To start us off, Intel’s Shefali Chinni explains what’s going on with VMDq and Netqueue.

To recap, here are some things you should know about Virtual Machine Device Queues (VMDq) from Intel and Netqueue from VMware:

  • VMDq is the base technology, Netqueue is the software feature baked into VMware ESX.
  • You need this if you want to take advantage of 10 Gigabit Ethernet in your virtual machines. Without it, you max out at about 3-4 Gb. With Netqueue, Shefali was showing ESX with throughput of 9.3-9.4 Gb.
  • It offloads the work that ESX has to do to route packets to virtual machines, so using Netqueue frees up CPU and reduces latency.
  • This is a technology that runs down on the Ethernet controller hardware and exists today, so you don’t need to wait for Nehalem.
  • Netqueue is supported on VMware ESX 3.5 Updates 1 and 2.

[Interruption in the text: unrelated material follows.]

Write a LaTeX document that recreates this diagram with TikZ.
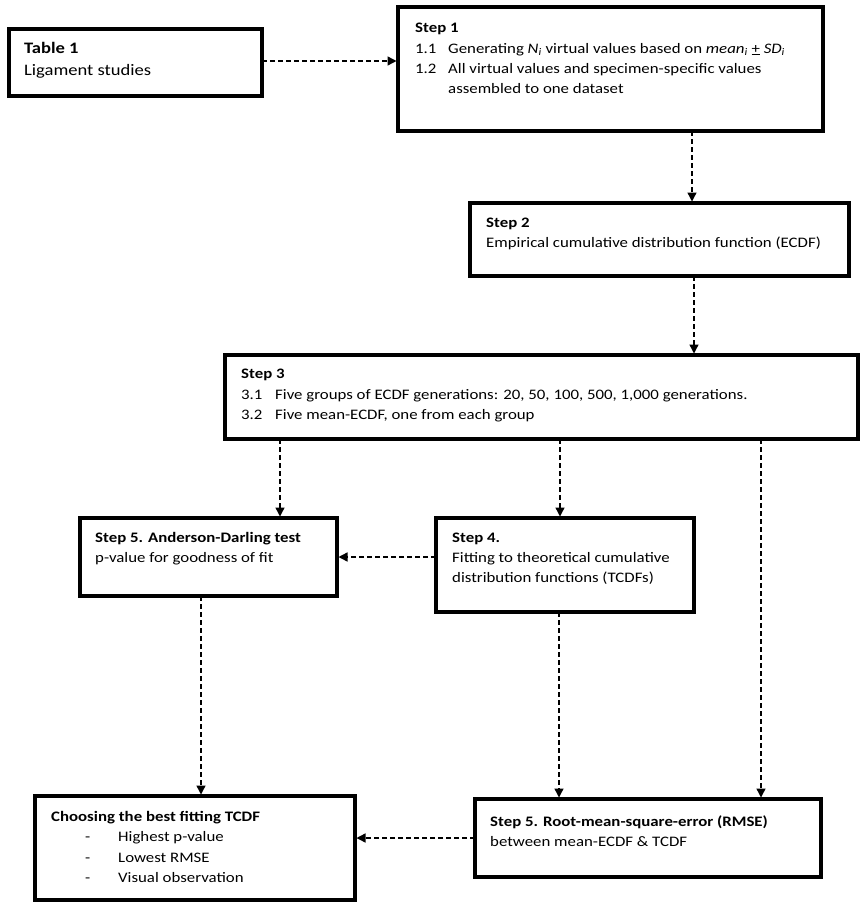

At IDF, Turtle Entertainment, parent of the Electronic Sports League, was demonstrating VMDq/Netqueue by showing no impact on latency as people played Counter-Strike on VMware Virtual Infrastructure. On this 4-way Dunnington system were 4 x 6 cores = 24 total cores running 36 VMs, totalling 108 game processes with 1290 robots playing and 6 real players. CPU usage was around 75%. They ran this virtualized game with a team of professional video game players in Germany, who experienced no any additional latency while running around and shooting each other. This would not have been possible without VMDq and Netqueue.

Here’s a clip of the game at IDF in action.

Bjoern Metzdorf, Director of Information Technology at Turtle Entertainment, talking with Alan Bumgarner of Intel about the overall benefits of moving their gaming platform onto virtual infrastructure.

The benefits of this 18:1 consolidation include an 85-90% reduction in power usage, resulting in $348,000 in savings even without taking into effect reduced cooling costs. What I found especially interestng when I was talking with Bjoern was that because of the memory page sharing technologies in ESX, instead of the specified 36GB of RAM usage by the 36 virtual machines, they were seeing only about 20GB used — and again, all without a perceptible hit on performance.